*Data extract*.
• • • • • • •

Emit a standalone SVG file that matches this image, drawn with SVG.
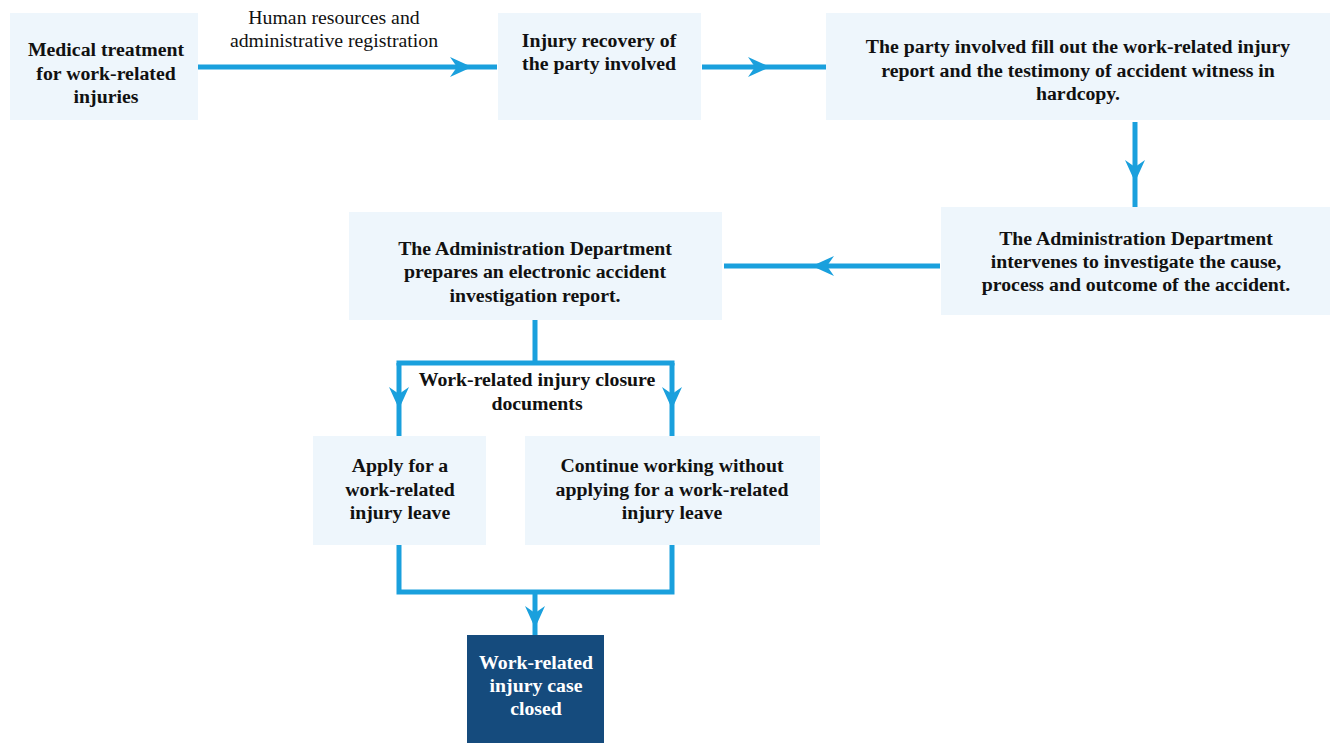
<svg xmlns="http://www.w3.org/2000/svg" width="1331" height="743" viewBox="0 0 1331 743">
  <style>
    .box { fill: #eef6fc; }
    .dark { fill: #154b7d; }
    .t { font-family: "Liberation Serif", "Times New Roman", serif; font-size: 19.8px; font-weight: bold; fill: #111; text-anchor: middle; }
    .tw { font-family: "Liberation Serif", "Times New Roman", serif; font-size: 19.8px; font-weight: bold; fill: #ffffff; text-anchor: middle; }
    .lbl { font-family: "Liberation Serif", "Times New Roman", serif; font-size: 19.8px; fill: #111; text-anchor: middle; }
    .con { fill: none; stroke: #1aa0dd; stroke-width: 5; marker-mid: url(#arrow); }
  </style>
  <defs>
    <marker id="arrow" markerUnits="userSpaceOnUse" viewBox="-24 -12 26 24" refX="0" refY="0" markerWidth="26" markerHeight="24" orient="auto">
      <path d="M0,0 L-22,-10 L-15,0 L-22,10 Z" fill="#1aa0dd"/>
    </marker>
  </defs>

  <rect width="1331" height="743" fill="#ffffff"/>

  <!-- connectors -->
  <g id="connectors">
    <path class="con" d="M198,67 L472,67 L497,67"/>
    <path class="con" d="M702,67 L770,67 L826,67"/>
    <path class="con" d="M1135,122 L1135,182 L1135,207"/>
    <path class="con" d="M940,266 L812,266 L724,266"/>
    <path d="M535,320 V363 M399,363 H672" fill="none" stroke="#1aa0dd" stroke-width="5" stroke-linecap="square"/>
    <path class="con" d="M399,363 L399,409 L399,436"/>
    <path class="con" d="M672,363 L672,409 L672,436"/>
    <path d="M399,545 V592 H672 V545" fill="none" stroke="#1aa0dd" stroke-width="5" stroke-linejoin="miter"/>
    <path class="con" d="M535,592 L535,628 L535,635"/>
    <text class="t" x="537" y="386">Work-related injury closure</text>
    <text class="t" x="537" y="410">documents</text>
    <text class="lbl" x="334" y="24">Human resources and</text>
    <text class="lbl" x="334" y="47">administrative registration</text>
  </g>

  <g id="medical-treatment">
    <rect class="box" x="10" y="13" width="188" height="107"/>
    <text class="t" x="106" y="56">Medical treatment</text>
    <text class="t" x="106" y="80">for work-related</text>
    <text class="t" x="106" y="103">injuries</text>
  </g>

  <g id="injury-recovery">
    <rect class="box" x="498" y="13" width="203" height="107"/>
    <text class="t" x="599" y="47">Injury recovery of</text>
    <text class="t" x="599" y="70">the party involved</text>
  </g>

  <g id="injury-report">
    <rect class="box" x="826" y="13" width="504" height="107"/>
    <text class="t" x="1078" y="53">The party involved fill out the work-related injury</text>
    <text class="t" x="1078" y="77">report and the testimony of accident witness in</text>
    <text class="t" x="1078" y="100">hardcopy.</text>
  </g>

  <g id="admin-investigates">
    <rect class="box" x="941" y="207" width="389" height="108"/>
    <text class="t" x="1136" y="245">The Administration Department</text>
    <text class="t" x="1136" y="268">intervenes to investigate the cause,</text>
    <text class="t" x="1136" y="291">process and outcome of the accident.</text>
  </g>

  <g id="admin-report">
    <rect class="box" x="349" y="212" width="373" height="108"/>
    <text class="t" x="535" y="255">The Administration Department</text>
    <text class="t" x="535" y="278">prepares an electronic accident</text>
    <text class="t" x="535" y="302">investigation report.</text>
  </g>

  <g id="apply-leave">
    <rect class="box" x="313" y="436" width="173" height="109"/>
    <text class="t" x="400" y="472">Apply for a</text>
    <text class="t" x="400" y="496">work-related</text>
    <text class="t" x="400" y="519">injury leave</text>
  </g>

  <g id="continue-working">
    <rect class="box" x="525" y="436" width="295" height="109"/>
    <text class="t" x="672" y="472">Continue working without</text>
    <text class="t" x="672" y="496">applying for a work-related</text>
    <text class="t" x="672" y="519">injury leave</text>
  </g>

  <g id="case-closed">
    <rect class="dark" x="467" y="635" width="137" height="108"/>
    <text class="tw" x="536" y="669">Work-related</text>
    <text class="tw" x="536" y="692">injury case</text>
    <text class="tw" x="536" y="715">closed</text>
  </g>
</svg>
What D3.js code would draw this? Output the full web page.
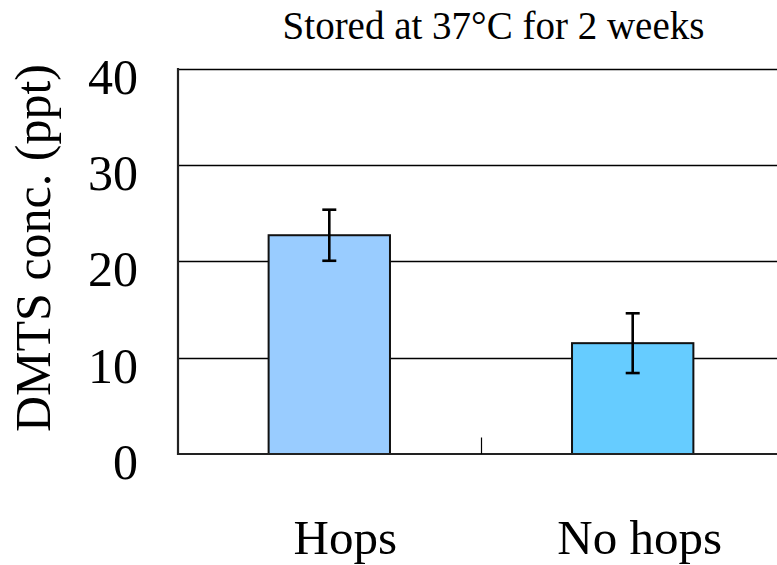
<!DOCTYPE html>
<html>
<head>
<meta charset="utf-8">
<script src="https://cdn.jsdelivr.net/npm/d3@7"></script>
<style>
  html, body { margin: 0; padding: 0; background: #fff; }
  svg { display: block; }
  text { font-family: "Liberation Serif", "Times New Roman", serif; fill: #000; }
</style>
</head>
<body>
<svg id="chart" width="777" height="565"></svg>
<script>
// DMTS concentration after storage, with and without hops
const categories = ["Hops", "No hops"];
const means = [22.7, 11.5];
const errors = [2.65, 3.1];
const barColors = ["#99CCFF", "#66CCFF"];
const yTicks = [0, 10, 20, 30, 40];
const title = "Stored at 37\u00B0C for 2 weeks";
const yTitle = "DMTS conc. (ppt)";

const svg = d3.select("#chart");
const W = 777, H = 565;
const plot = { left: 178, right: 784.4, top: 68.5, bottom: 454 };

const y = d3.scaleLinear().domain([0, 40]).range([plot.bottom, plot.top]);
const x = d3.scaleBand()
  .domain(categories)
  .range([plot.left - 0.4, plot.right])
  .paddingInner(0.6)
  .paddingOuter(0.3);

// horizontal gridlines (the 40 line doubles as the top edge)
svg.append("g")
  .selectAll("line")
  .data(yTicks.filter(d => d > 0))
  .join("line")
  .attr("x1", plot.left)
  .attr("x2", plot.right)
  .attr("y1", d => Math.round(y(d)) + 0.5)
  .attr("y2", d => Math.round(y(d)) + 0.5)
  .attr("stroke", "#000")
  .attr("stroke-width", 1.3);

// y tick labels
svg.append("g")
  .selectAll("text")
  .data(yTicks)
  .join("text")
  .attr("x", 138)
  .attr("y", d => y(d) + 25)
  .attr("text-anchor", "end")
  .attr("font-size", 50)
  .text(d => d);

// bars
const idx = d3.range(categories.length);
svg.append("g")
  .selectAll("rect")
  .data(idx)
  .join("rect")
  .attr("x", i => x(categories[i]))
  .attr("y", i => y(means[i]))
  .attr("width", x.bandwidth())
  .attr("height", i => y(0) - y(means[i]))
  .attr("fill", i => barColors[i])
  .attr("stroke", "#111")
  .attr("stroke-width", 2);

// error bars
const cap = 7;
const eb = svg.append("g").attr("stroke", "#000").attr("stroke-width", 2.6);
idx.forEach(i => {
  const cx = x(categories[i]) + x.bandwidth() / 2;
  const hi = y(means[i] + errors[i]);
  const lo = y(means[i] - errors[i]);
  eb.append("line").attr("x1", cx).attr("x2", cx).attr("y1", hi).attr("y2", lo);
  eb.append("line").attr("x1", cx - cap).attr("x2", cx + cap).attr("y1", hi).attr("y2", hi);
  eb.append("line").attr("x1", cx - cap).attr("x2", cx + cap).attr("y1", lo).attr("y2", lo);
});

// axes lines
svg.append("line")
  .attr("x1", plot.left).attr("x2", plot.left)
  .attr("y1", plot.top - 0.5).attr("y2", plot.bottom + 1)
  .attr("stroke", "#222").attr("stroke-width", 2.2);
svg.append("line")
  .attr("x1", plot.left).attr("x2", plot.right)
  .attr("y1", plot.bottom).attr("y2", plot.bottom)
  .attr("stroke", "#222").attr("stroke-width", 2.2);

// category divider ticks on the x axis
const dividers = categories.slice(1).map(c => x(c) - x.step() * x.paddingInner() / 2);
svg.append("g")
  .selectAll("line")
  .data(dividers)
  .join("line")
  .attr("x1", d => Math.round(d) + 0.5)
  .attr("x2", d => Math.round(d) + 0.5)
  .attr("y1", plot.bottom - 16.5)
  .attr("y2", plot.bottom)
  .attr("stroke", "#000")
  .attr("stroke-width", 1.2);

// category labels
const labelShift = [16, 7];
svg.append("g")
  .selectAll("text")
  .data(idx)
  .join("text")
  .attr("x", i => x(categories[i]) + x.bandwidth() / 2 + labelShift[i])
  .attr("y", 554)
  .attr("text-anchor", "middle")
  .attr("font-size", 49)
  .text(i => categories[i]);

// chart title
svg.append("text")
  .attr("x", 493.5)
  .attr("y", 39)
  .attr("text-anchor", "middle")
  .attr("font-size", 39)
  .text(title);

// y axis title
svg.append("text")
  .attr("transform", "translate(50,248) rotate(-90)")
  .attr("text-anchor", "middle")
  .attr("font-size", 50)
  .text(yTitle);
</script>
</body>
</html>
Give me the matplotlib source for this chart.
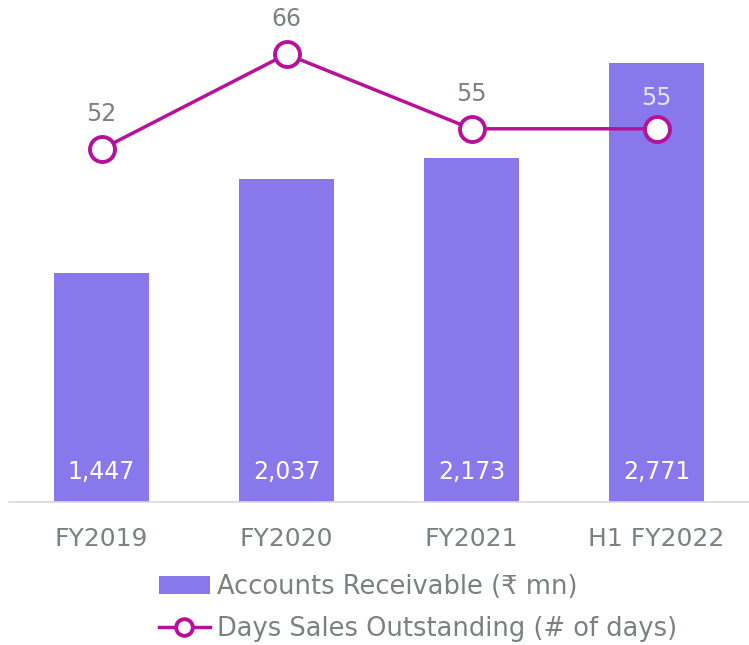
import numpy as np
import matplotlib.pyplot as plt
from matplotlib.lines import Line2D
from matplotlib.patches import Patch

categories = ['FY2019', 'FY2020', 'FY2021', 'H1 FY2022']
receivables = [1447, 2037, 2173, 2771]   # Rs mn
dso = [52, 66, 55, 55]                   # days

barColor = '#8878EC'
lineColor = '#B7119B'
textColor = '#7A8280'

plt.rcParams['font.family'] = ['DejaVu Sans']

fig = plt.figure(figsize=(7.49, 6.45), dpi=100)
ax = fig.add_axes([9 / 749, 1 - 502 / 645, 740 / 749, 475 / 645])
x = np.arange(len(categories))

ax.bar(x, receivables, width=0.51, color=barColor, zorder=2)
ax.set_xlim(-0.5, 3.5)
ax.set_ylim(0, 3000)
for xi, v in zip(x, receivables):
    ax.text(xi, 115, f'{v:,}', ha='center', va='bottom', color='white', fontsize=17)

ax.set_xticks(x)
ax.set_xticklabels(categories, fontsize=18, color=textColor)
ax.tick_params(axis='x', length=0, pad=18)
ax.set_yticks([])
for s in ['top', 'left', 'right']:
    ax.spines[s].set_visible(False)
ax.spines['bottom'].set_color('#D9D9D9')
ax.spines['bottom'].set_linewidth(1.2)

ax2 = ax.twinx()
ax2.set_ylim(0, 70)
ax2.plot(x, dso, color=lineColor, linewidth=2.5, marker='o', markersize=18,
         markerfacecolor='white', markeredgewidth=2.8, zorder=3, clip_on=False)
labelColors = [textColor, textColor, textColor, '#E6E2FB']
labelOffsets = [3.4, 3.4, 3.4, 2.8]
for xi, v, c, off in zip(x, dso, labelColors, labelOffsets):
    ax2.text(xi, v + off, str(v), ha='center', va='bottom', color=c, fontsize=17)
ax2.set_yticks([])
for s in ['top', 'left', 'right', 'bottom']:
    ax2.spines[s].set_visible(False)

handles = [Patch(facecolor=barColor, edgecolor='none'),
           Line2D([0], [0], color=lineColor, linewidth=2.5, marker='o', markersize=12,
                  markerfacecolor='white', markeredgewidth=2.8)]
labels = ['Accounts Receivable (₹ mn)', 'Days Sales Outstanding (# of days)']
fig.legend(handles, labels, loc='center', bbox_to_anchor=(418 / 749, 1 - 608 / 645),
           frameon=False, fontsize=18.5, labelcolor=textColor, handlelength=2.0,
           handletextpad=0.27, labelspacing=0.6, borderpad=0)

fig.savefig('out.png', dpi=100)
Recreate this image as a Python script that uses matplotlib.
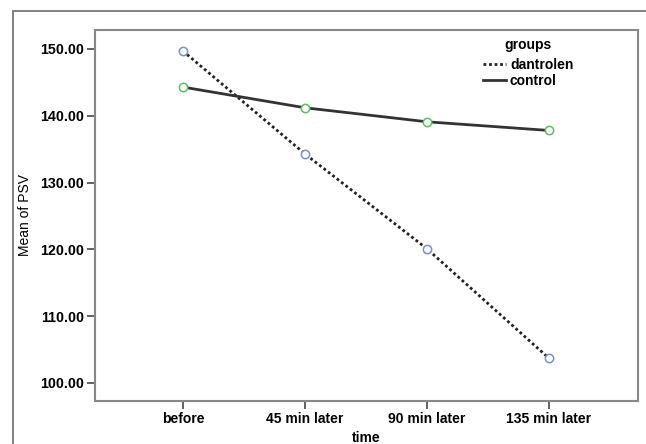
import numpy as np
import matplotlib.pyplot as plt
from matplotlib.patches import Rectangle

plt.rcParams['font.family'] = ['Liberation Sans', 'DejaVu Sans']

tiempos = ["before", "45 min later", "90 min later", "135 min later"]
dantrolen = [149.7, 134.3, 120.1, 103.7]
control = [144.3, 141.2, 139.1, 137.8]

W, H = 646, 444
fig = plt.figure(figsize=(W / 100, H / 100), dpi=100)

# marco exterior (sale por la derecha y por abajo)
fig.patches.append(Rectangle((13 / W, -0.1), 1.0, 1 - 11 / H + 0.1,
                             transform=fig.transFigure, fill=False,
                             edgecolor='#777777', linewidth=1.3))

ax = fig.add_axes([95 / W, 1 - 401 / H, (638 - 95) / W, (401 - 30) / H])
x = np.arange(len(tiempos))

ax.plot(x, dantrolen, color='#222222', linestyle=(0, (1, 1)), linewidth=2,
        marker='o', markersize=6, markerfacecolor='white',
        markeredgecolor='#7a8ed8', markeredgewidth=1.1, label='dantrolen')
ax.plot(x, control, color='#333333', linestyle='-', linewidth=2,
        marker='o', markersize=6, markerfacecolor='white',
        markeredgecolor='#5cc05c', markeredgewidth=1.1, label='control')

ax.set_xlim(-0.72, 3.73)
ax.set_ylim(97.3, 152.84)
ax.set_xticks(x)
ax.set_xticklabels(tiempos, fontweight='bold', fontsize=10)
ax.set_yticks([100, 110, 120, 130, 140, 150])
ax.set_yticklabels([f"{v:.2f}" for v in [100, 110, 120, 130, 140, 150]],
                   fontweight='bold', fontsize=10.3)
ax.tick_params(direction='out', length=6, width=1.3, color='#555555', pad=2)

for s in ax.spines.values():
    s.set_color('#888888')
    s.set_linewidth(1.5)

ax.set_ylabel("Mean of PSV", fontsize=10, labelpad=6)
ax.set_xlabel("time", fontweight='bold', fontsize=10, labelpad=3.5)

leg = ax.legend(title="groups", loc='upper left', bbox_to_anchor=(0.704, 0.993),
                frameon=False, handlelength=1.7, handletextpad=0.25,
                labelspacing=0.15, borderaxespad=0,
                prop={'weight': 'bold', 'size': 10})
leg.get_title().set_fontweight('bold')
leg.get_title().set_fontsize(10)
leg._legend_box.sep = 4
for h in leg.legend_handles:
    h.set_marker('')

fig.savefig("out.png", dpi=100)
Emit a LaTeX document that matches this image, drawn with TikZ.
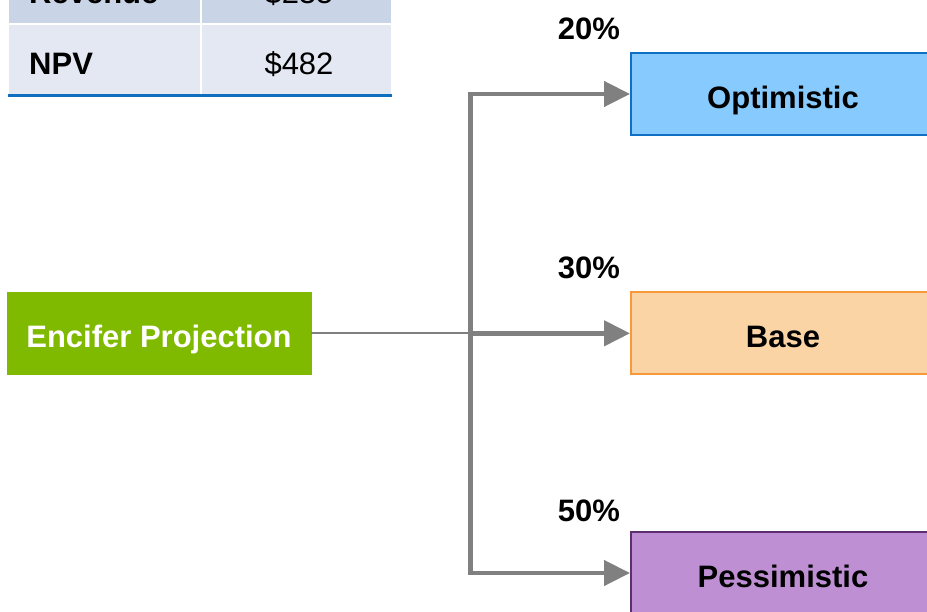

• • • • • • •

*What you need to do*. List all lines holding the string "image".

*Problem solution*.
Emit a standalone SVG file that matches this image, drawn with SVG.
Recreate this image as a Python script that uses matplotlib.
Emit a LaTeX document that matches this image, drawn with TikZ.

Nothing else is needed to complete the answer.